Abstract:
In the field of education, analyzing academic performance is vital for
understanding student learning behaviors, identifying areas needing enhancement, and
developing targeted interventions to improve educational outcomes. Traditional
assessment methods typically depend on simple metrics like grades or standardized
test scores; which often fail to capture the complexities of student proficiency and
behavior. To overcome these limitations, educational researchers have increasingly
adopted advanced data mining techniques and machine learning algorithms for a more
granular and comprehensive analysis of academic performance data. This research
proposes an Enhanced Dirichlet Process Means (EDP-Means) clustering algorithm
combined with Educational Extract, Transform, Load (Edu-ETL) processes to
evaluate academic performance across various educational levels. The proposed
approaches aim to offer greater assurance and clarity in evaluating and supporting
student achievements throughout their educational journey. The integration of Edu-
ETL processes ensures data quality and consistency, preparing educational datasets
for thorough analysis. The architecture of the proposed system utilizes the EDP-
Means clustering algorithm, an improvement over the original DP-Means, for
enhanced clustering performance. While both algorithms assign data points to clusters
based on distance and threshold, EDP-Means introduces iterative optimization steps
for improved accuracy and stability.

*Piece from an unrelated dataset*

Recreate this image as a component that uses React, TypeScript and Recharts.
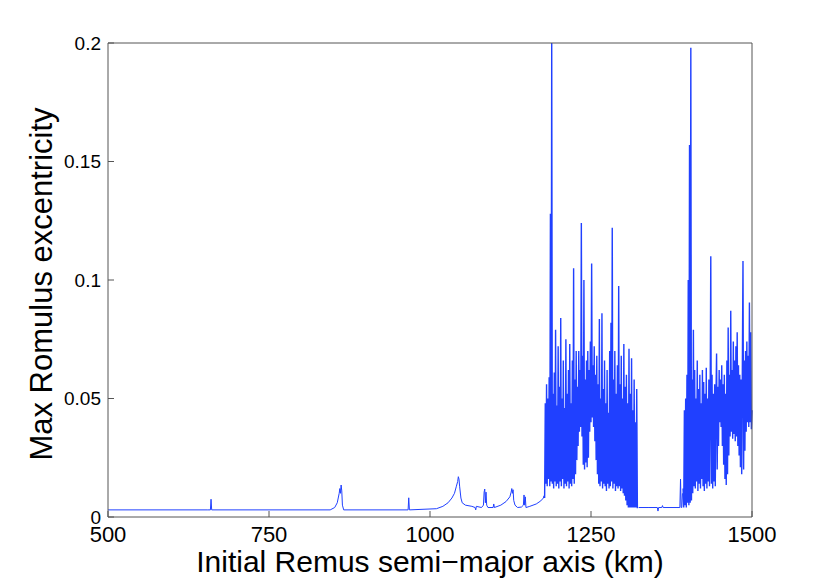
import { LineChart, Line, XAxis, YAxis } from 'recharts'

const xTicks = [500, 750, 1000, 1250, 1500]
const yTicks = [0, 0.05, 0.1, 0.15, 0.2]

// smooth part below the chaotic zone (irregular sampling around the small resonances)
const quietKm = [
  500, 655, 659, 660, 661, 845, 852, 856, 859, 860, 861, 862, 863, 864, 866,
  966, 967, 968, 1010, 1020, 1028, 1034, 1038, 1041, 1043, 1044, 1045, 1046, 1048, 1050,
  1055, 1065, 1070, 1071, 1072, 1080, 1083, 1084, 1085, 1086, 1087, 1088, 1090, 1098, 1099,
  1100, 1110, 1118, 1124, 1126, 1127, 1128, 1129, 1130, 1132, 1136, 1142, 1145, 1146, 1147,
  1148, 1149, 1155, 1165, 1172, 1176, 1177,
]
const quietEcc = [
  0.003, 0.003, 0.003, 0.0075, 0.003, 0.003, 0.004, 0.006, 0.01, 0.012, 0.01, 0.0135, 0.011, 0.005, 0.003,
  0.003, 0.0081, 0.003, 0.0035, 0.0045, 0.006, 0.008, 0.01, 0.013, 0.015, 0.017, 0.016, 0.013, 0.008, 0.006,
  0.005, 0.0045, 0.004, 0.003, 0.0045, 0.004, 0.005, 0.0105, 0.0118, 0.006, 0.0105, 0.005, 0.004, 0.004, 0.0055,
  0.004, 0.005, 0.0065, 0.0085, 0.0105, 0.012, 0.01, 0.0115, 0.007, 0.005, 0.004, 0.0042, 0.005, 0.0093, 0.005,
  0.0085, 0.004, 0.0045, 0.0055, 0.0068, 0.008, 0.009,
]

// first chaotic band, one sample per km from 1178 km
const band1Start = 1178
const band1Ecc = [
  0.008, 0.048, 0.014, 0.056, 0.013, 0.05, 0.016, 0.059, 0.013, 0.128,
  0.015, 0.2, 0.014, 0.052, 0.012, 0.061, 0.015, 0.079, 0.013, 0.047,
  0.014, 0.072, 0.012, 0.055, 0.015, 0.084, 0.013, 0.05, 0.016, 0.066,
  0.012, 0.046, 0.014, 0.075, 0.013, 0.052, 0.015, 0.062, 0.012, 0.073,
  0.014, 0.048, 0.013, 0.066, 0.016, 0.105, 0.014, 0.058, 0.018, 0.07,
  0.024, 0.055, 0.03, 0.07, 0.036, 0.062, 0.038, 0.124, 0.034, 0.068,
  0.022, 0.1, 0.02, 0.058, 0.023, 0.066, 0.021, 0.07, 0.025, 0.062,
  0.036, 0.074, 0.04, 0.107, 0.042, 0.064, 0.038, 0.072, 0.032, 0.06,
  0.024, 0.068, 0.018, 0.056, 0.014, 0.0835, 0.013, 0.05, 0.015, 0.086,
  0.012, 0.054, 0.014, 0.066, 0.013, 0.048, 0.011, 0.062, 0.014, 0.044,
  0.012, 0.07, 0.013, 0.082, 0.015, 0.122, 0.012, 0.058, 0.014, 0.07,
  0.011, 0.052, 0.013, 0.064, 0.012, 0.0975, 0.013, 0.056, 0.011, 0.068,
  0.012, 0.05, 0.01, 0.073, 0.009, 0.055, 0.007, 0.06, 0.005, 0.048,
  0.004, 0.071, 0.004, 0.052, 0.004, 0.067, 0.004, 0.045, 0.004, 0.058,
  0.004, 0.04, 0.004, 0.054, 0.004, 0.004,
]

// quiet gap between the two bands
const gapKm = [1324, 1340, 1353, 1354, 1355, 1360, 1361, 1362, 1388, 1389, 1390, 1391, 1392]
const gapEcc = [0.004, 0.004, 0.004, 0.0025, 0.004, 0.004, 0.0048, 0.004, 0.004, 0.016, 0.004, 0.004, 0.01]

// second chaotic band, one sample per km from 1393 km
const band2Start = 1393
const band2Ecc = [
  0.012, 0.004, 0.045, 0.005, 0.05, 0.004, 0.06, 0.006, 0.1, 0.005,
  0.157, 0.006, 0.198, 0.007, 0.058, 0.01, 0.079, 0.013, 0.062, 0.012,
  0.05, 0.015, 0.066, 0.011, 0.054, 0.014, 0.06, 0.012, 0.048, 0.016,
  0.062, 0.013, 0.057, 0.011, 0.052, 0.014, 0.063, 0.012, 0.05, 0.015,
  0.058, 0.013, 0.046, 0.11, 0.014, 0.06, 0.012, 0.052, 0.015, 0.056,
  0.013, 0.05, 0.069, 0.02, 0.055, 0.03, 0.062, 0.04, 0.058, 0.038,
  0.064, 0.03, 0.056, 0.022, 0.06, 0.016, 0.052, 0.0135, 0.066, 0.018,
  0.08, 0.026, 0.06, 0.034, 0.087, 0.036, 0.062, 0.033, 0.074, 0.035,
  0.066, 0.032, 0.072, 0.034, 0.078, 0.03, 0.064, 0.026, 0.06, 0.021,
  0.058, 0.018, 0.062, 0.108, 0.02, 0.066, 0.028, 0.07, 0.036, 0.074,
  0.04, 0.068, 0.038, 0.0905, 0.04, 0.078, 0.037, 0.045,
]

// quiet stretches and chaotic bands go in separate keys so the bands can be drawn a bit heavier
const data = [
  ...quietKm.map((km, i) => ({ km, quiet: quietEcc[i] })),
  ...band1Ecc.map((ecc, i) => ({ km: band1Start + i, band: ecc })),
  ...gapKm.map((km, i) => ({ km, quiet: gapEcc[i] })),
  ...band2Ecc.map((ecc, i) => ({ km: band2Start + i, band: ecc })),
]

const axisColor = '#555'
const lineColor = '#2040ff'

function XTitle({ viewBox }: any) {
  const { x, y, width, height } = viewBox
  return (
    <text x={x + width / 2} y={y + height - 10} textAnchor="middle" fontSize={30} fill="#000">
      Initial Remus semi−major axis (km)
    </text>
  )
}

function YTitle({ viewBox }: any) {
  const { x, y, height } = viewBox
  const cx = x + 52
  const cy = y + height / 2 + 4
  return (
    <text x={cx} y={cy} transform={`rotate(-90 ${cx} ${cy})`} textAnchor="middle" fontSize={31} fill="#000">
      Max Romulus excentricity
    </text>
  )
}

export default function App() {
  return (
    <div style={{ position: 'absolute', left: 0, top: 0, background: '#fff', fontFamily: '"Liberation Sans", Arial, Helvetica, sans-serif' }}>
      <LineChart width={830} height={582} data={data} margin={{ top: 42, right: 77, bottom: 0, left: 0 }}>
        <XAxis
          dataKey="km"
          type="number"
          domain={[500, 1500]}
          ticks={xTicks}
          interval={0}
          height={65}
          tickSize={-6}
          tickMargin={15}
          stroke={axisColor}
          tick={{ fill: '#000', fontSize: 22 }}
          label={<XTitle />}
        />
        <XAxis
          xAxisId="top"
          orientation="top"
          type="number"
          domain={[500, 1500]}
          ticks={xTicks}
          interval={0}
          height={1}
          tickSize={-6}
          stroke={axisColor}
          tick={false}
        />
        <YAxis
          type="number"
          domain={[0, 0.2]}
          allowDataOverflow
          ticks={yTicks}
          interval={0}
          width={108}
          tickSize={-6}
          tickMargin={13}
          stroke={axisColor}
          tick={{ fill: '#000', fontSize: 19 }}
          tickFormatter={(v: number) => String(v)}
          label={<YTitle />}
        />
        <YAxis
          yAxisId="right"
          orientation="right"
          type="number"
          domain={[0, 0.2]}
          ticks={yTicks}
          interval={0}
          width={1}
          tickSize={-6}
          stroke={axisColor}
          tick={false}
        />
        <Line
          type="linear"
          dataKey="quiet"
          stroke={lineColor}
          strokeWidth={1}
          dot={false}
          activeDot={false}
          isAnimationActive={false}
        />
        <Line
          type="linear"
          dataKey="band"
          stroke={lineColor}
          strokeWidth={1.4}
          dot={false}
          activeDot={false}
          isAnimationActive={false}
        />
      </LineChart>
    </div>
  )
}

In the original DP-Means algorithm, the number
of clusters and the threshold parameter were typically fixed or set based on
heuristic choices. In EDP-Means, these parameters are dynamically adjusted based on
the data characteristics and clustering quality, leading to more accurate and reliable
clustering results. This study demonstrates that EDP-Means performs better and is
comparable to traditional K-Means and original DP-Means algorithms in clustering
educational data. To validate and prove the performance of EDP-Means, datasets
from different fields were used to further experiment EDP-Means and ensure its
effectiveness. Furthermore, the analysis of the PySpark environment underscores how
the utilization of PySpark enhances the scalability and efficiency of EDP-Means,
particularly in processing large-scale datasets.